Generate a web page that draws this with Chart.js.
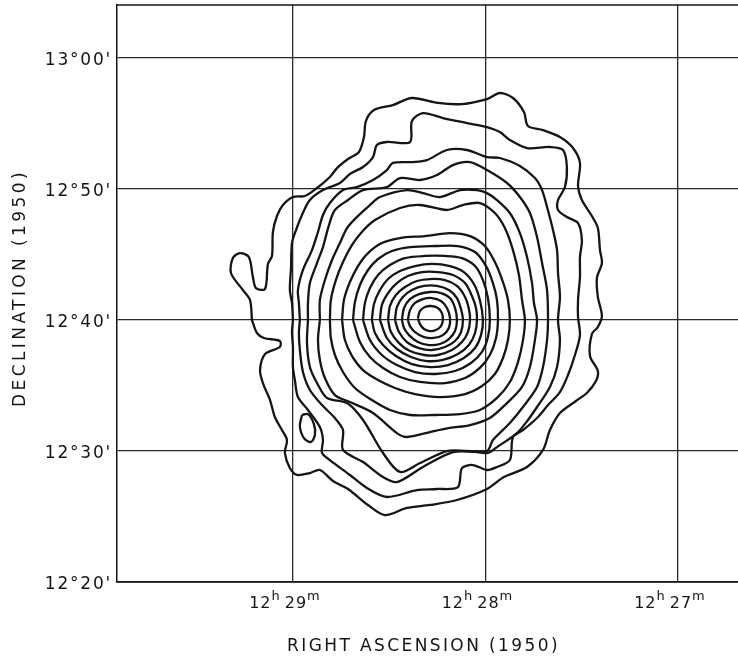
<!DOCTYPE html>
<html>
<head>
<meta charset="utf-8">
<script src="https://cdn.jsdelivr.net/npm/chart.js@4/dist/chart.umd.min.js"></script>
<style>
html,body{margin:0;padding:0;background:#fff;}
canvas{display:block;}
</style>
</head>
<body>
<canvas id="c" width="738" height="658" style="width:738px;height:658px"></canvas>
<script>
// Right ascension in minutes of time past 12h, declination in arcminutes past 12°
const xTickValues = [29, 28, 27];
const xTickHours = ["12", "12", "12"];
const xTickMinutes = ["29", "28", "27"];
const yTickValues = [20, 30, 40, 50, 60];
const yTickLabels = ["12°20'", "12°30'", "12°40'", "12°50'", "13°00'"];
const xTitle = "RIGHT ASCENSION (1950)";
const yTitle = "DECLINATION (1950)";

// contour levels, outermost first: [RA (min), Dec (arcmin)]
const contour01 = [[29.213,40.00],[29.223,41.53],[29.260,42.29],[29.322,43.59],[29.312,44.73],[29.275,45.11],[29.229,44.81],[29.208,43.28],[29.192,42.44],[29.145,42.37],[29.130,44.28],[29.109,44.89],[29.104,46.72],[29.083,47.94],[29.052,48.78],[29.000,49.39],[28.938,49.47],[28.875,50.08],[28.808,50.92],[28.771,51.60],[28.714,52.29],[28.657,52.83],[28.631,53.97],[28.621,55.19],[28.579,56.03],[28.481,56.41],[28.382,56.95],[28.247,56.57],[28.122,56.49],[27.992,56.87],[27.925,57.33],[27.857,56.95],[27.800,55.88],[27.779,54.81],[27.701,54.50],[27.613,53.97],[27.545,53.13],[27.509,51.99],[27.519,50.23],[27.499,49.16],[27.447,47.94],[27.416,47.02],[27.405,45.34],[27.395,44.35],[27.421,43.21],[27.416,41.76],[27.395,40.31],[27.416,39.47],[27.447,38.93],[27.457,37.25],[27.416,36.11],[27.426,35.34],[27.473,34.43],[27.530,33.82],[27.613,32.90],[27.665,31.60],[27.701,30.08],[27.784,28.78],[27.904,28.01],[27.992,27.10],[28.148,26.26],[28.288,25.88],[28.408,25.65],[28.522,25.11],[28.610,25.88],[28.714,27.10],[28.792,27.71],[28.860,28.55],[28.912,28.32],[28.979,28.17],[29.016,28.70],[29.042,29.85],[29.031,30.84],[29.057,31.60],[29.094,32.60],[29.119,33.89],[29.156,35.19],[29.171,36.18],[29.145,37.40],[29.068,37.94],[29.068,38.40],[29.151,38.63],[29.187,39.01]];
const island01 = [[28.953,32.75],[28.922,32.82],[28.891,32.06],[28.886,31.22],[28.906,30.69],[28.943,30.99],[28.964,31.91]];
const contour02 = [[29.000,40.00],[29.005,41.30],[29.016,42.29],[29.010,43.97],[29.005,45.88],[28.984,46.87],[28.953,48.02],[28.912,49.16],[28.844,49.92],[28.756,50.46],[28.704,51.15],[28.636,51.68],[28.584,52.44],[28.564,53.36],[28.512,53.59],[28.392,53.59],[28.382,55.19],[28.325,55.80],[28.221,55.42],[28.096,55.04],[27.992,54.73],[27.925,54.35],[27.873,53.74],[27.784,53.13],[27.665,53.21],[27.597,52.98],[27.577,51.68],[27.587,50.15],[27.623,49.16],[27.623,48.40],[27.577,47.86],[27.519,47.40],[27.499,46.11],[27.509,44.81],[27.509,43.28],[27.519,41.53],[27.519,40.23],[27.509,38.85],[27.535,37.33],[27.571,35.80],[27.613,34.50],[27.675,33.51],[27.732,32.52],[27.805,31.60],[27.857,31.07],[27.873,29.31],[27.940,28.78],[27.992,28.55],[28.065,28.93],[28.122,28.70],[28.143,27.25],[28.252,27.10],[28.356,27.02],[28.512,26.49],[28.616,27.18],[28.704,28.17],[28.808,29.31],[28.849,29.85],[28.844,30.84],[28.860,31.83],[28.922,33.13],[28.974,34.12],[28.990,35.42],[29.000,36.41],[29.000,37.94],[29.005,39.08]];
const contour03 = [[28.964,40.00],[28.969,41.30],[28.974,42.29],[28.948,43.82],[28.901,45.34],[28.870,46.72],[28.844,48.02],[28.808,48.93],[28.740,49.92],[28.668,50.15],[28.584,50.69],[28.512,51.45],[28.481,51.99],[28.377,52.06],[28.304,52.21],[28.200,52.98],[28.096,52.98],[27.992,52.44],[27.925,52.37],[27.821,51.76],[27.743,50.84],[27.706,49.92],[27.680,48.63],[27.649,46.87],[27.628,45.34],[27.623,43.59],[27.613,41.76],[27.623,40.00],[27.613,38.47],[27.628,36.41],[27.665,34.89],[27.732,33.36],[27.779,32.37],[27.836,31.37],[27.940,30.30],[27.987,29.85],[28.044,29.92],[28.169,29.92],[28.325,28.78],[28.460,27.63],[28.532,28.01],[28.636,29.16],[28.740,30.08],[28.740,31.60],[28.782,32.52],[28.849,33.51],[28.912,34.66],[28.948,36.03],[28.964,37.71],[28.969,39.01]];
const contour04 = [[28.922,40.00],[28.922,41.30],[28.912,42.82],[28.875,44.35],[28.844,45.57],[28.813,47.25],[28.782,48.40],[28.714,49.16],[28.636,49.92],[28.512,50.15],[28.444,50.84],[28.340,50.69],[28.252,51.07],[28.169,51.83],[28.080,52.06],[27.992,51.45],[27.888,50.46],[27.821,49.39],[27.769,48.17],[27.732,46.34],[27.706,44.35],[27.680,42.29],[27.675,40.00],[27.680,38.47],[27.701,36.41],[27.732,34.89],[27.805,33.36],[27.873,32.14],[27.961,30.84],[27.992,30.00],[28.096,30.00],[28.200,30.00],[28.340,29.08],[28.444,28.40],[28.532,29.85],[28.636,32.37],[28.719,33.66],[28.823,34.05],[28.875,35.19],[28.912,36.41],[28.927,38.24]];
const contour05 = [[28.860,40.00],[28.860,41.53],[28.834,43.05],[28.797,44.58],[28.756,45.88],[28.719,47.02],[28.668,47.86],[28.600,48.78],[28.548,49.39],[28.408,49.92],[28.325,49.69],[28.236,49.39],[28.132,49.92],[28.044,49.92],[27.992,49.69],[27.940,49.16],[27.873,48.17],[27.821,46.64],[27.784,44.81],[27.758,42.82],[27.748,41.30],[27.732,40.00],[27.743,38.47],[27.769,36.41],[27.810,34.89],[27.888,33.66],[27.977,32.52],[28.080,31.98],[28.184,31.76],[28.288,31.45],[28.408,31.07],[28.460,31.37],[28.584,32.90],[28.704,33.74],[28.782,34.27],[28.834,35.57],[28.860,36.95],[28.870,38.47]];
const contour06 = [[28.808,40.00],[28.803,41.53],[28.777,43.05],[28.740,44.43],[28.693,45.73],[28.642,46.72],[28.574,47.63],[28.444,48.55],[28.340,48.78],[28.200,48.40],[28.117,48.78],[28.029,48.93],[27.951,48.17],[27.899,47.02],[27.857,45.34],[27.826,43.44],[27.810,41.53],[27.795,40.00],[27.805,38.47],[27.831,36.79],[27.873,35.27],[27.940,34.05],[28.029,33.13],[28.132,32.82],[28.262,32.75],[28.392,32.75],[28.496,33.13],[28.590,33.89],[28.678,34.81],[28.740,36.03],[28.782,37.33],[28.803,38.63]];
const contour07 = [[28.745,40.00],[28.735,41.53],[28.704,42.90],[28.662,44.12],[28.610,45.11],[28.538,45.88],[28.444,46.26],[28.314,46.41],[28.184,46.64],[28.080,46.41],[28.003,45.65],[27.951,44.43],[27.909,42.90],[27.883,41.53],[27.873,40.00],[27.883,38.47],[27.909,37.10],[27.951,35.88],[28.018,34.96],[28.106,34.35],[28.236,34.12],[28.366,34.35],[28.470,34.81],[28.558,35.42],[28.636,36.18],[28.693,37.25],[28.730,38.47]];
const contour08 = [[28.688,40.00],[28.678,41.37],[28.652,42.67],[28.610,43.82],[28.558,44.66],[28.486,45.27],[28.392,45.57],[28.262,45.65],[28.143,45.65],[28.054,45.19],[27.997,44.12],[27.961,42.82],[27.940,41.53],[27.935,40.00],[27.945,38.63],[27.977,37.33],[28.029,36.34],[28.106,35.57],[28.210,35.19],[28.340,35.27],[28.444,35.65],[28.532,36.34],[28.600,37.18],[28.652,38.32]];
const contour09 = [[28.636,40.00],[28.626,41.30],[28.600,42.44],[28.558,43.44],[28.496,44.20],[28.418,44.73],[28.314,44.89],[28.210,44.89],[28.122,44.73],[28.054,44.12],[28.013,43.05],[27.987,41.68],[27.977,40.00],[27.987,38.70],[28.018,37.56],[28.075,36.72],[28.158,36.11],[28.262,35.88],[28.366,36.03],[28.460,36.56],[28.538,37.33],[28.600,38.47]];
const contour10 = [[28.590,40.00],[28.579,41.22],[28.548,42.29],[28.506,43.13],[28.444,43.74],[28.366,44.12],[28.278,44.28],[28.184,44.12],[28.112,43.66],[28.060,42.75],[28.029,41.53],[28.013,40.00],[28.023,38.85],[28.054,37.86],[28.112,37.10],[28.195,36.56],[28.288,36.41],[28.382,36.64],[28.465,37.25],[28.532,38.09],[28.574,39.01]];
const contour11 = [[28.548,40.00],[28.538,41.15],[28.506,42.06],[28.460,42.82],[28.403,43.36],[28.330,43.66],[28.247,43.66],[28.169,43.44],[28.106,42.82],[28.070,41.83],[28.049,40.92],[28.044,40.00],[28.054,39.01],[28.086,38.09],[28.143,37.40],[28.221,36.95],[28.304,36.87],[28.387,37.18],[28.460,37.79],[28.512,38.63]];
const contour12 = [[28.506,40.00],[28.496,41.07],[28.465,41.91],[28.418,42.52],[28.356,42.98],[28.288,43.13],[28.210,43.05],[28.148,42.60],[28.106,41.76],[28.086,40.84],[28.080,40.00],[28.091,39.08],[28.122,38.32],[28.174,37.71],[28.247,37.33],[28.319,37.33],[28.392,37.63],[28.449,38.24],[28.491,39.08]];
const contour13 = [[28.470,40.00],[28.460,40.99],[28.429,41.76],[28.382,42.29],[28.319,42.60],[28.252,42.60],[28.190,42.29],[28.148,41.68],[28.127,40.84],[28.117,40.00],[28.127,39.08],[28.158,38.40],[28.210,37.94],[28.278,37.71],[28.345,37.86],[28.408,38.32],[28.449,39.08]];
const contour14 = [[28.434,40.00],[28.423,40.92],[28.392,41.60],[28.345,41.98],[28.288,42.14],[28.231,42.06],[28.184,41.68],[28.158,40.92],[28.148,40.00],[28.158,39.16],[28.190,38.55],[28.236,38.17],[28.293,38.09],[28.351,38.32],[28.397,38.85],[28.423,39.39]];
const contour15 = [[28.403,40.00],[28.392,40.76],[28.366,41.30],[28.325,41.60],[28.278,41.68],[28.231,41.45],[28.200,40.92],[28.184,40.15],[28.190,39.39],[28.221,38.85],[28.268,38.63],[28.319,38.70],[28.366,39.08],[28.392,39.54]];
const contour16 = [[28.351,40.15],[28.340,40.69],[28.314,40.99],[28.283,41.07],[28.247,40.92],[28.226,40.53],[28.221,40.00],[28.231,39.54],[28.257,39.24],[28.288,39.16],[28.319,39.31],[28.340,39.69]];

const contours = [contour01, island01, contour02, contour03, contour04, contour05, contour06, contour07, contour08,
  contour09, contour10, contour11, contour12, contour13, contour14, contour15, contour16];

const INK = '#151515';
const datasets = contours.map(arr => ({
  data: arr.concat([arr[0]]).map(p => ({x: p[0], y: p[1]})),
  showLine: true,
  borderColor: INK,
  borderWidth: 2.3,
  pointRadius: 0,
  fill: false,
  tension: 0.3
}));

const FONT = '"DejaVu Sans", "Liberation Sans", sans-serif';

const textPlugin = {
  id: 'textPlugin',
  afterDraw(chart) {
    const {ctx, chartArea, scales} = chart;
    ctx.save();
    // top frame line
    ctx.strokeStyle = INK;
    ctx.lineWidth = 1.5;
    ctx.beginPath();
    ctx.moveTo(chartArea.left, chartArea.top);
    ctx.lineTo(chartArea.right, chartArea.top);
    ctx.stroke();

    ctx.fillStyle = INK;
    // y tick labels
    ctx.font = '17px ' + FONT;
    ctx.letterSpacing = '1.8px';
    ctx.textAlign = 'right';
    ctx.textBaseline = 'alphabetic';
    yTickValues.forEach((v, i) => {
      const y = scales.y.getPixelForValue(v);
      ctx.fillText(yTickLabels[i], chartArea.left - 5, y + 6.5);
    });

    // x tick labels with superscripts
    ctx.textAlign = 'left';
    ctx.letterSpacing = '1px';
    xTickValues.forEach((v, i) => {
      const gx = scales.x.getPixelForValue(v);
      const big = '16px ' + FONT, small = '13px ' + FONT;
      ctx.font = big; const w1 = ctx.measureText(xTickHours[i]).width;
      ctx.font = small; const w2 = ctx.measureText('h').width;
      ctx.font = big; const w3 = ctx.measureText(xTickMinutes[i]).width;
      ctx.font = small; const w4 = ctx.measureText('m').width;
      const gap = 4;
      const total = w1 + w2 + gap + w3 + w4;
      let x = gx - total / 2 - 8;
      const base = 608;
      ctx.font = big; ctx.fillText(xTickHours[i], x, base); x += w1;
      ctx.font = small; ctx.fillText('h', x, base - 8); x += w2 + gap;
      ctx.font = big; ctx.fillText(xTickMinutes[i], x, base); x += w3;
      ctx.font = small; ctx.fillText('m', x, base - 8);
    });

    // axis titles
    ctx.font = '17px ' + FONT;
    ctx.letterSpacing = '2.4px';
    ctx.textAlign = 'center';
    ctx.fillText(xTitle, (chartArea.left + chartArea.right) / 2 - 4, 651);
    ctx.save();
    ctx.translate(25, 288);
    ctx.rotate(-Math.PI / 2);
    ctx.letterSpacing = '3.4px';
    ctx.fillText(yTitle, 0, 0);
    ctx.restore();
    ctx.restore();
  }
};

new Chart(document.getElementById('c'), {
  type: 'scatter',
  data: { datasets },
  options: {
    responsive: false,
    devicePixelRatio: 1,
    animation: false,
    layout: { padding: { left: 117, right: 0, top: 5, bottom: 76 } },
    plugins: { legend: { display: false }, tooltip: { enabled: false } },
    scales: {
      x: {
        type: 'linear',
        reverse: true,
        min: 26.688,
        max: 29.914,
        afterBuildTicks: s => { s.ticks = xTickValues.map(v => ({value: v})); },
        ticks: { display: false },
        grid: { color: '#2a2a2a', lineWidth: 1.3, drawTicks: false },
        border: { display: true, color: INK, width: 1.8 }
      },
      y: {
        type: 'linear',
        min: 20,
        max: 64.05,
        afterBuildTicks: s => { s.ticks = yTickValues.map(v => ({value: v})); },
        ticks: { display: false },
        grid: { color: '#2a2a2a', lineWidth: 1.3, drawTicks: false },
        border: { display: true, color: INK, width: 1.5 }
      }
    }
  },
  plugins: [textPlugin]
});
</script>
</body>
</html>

Work required: Report each line in the data that holds the word "with".

Worked solution:
Generate a web page that draws this with Chart.js.
    // x tick labels with superscripts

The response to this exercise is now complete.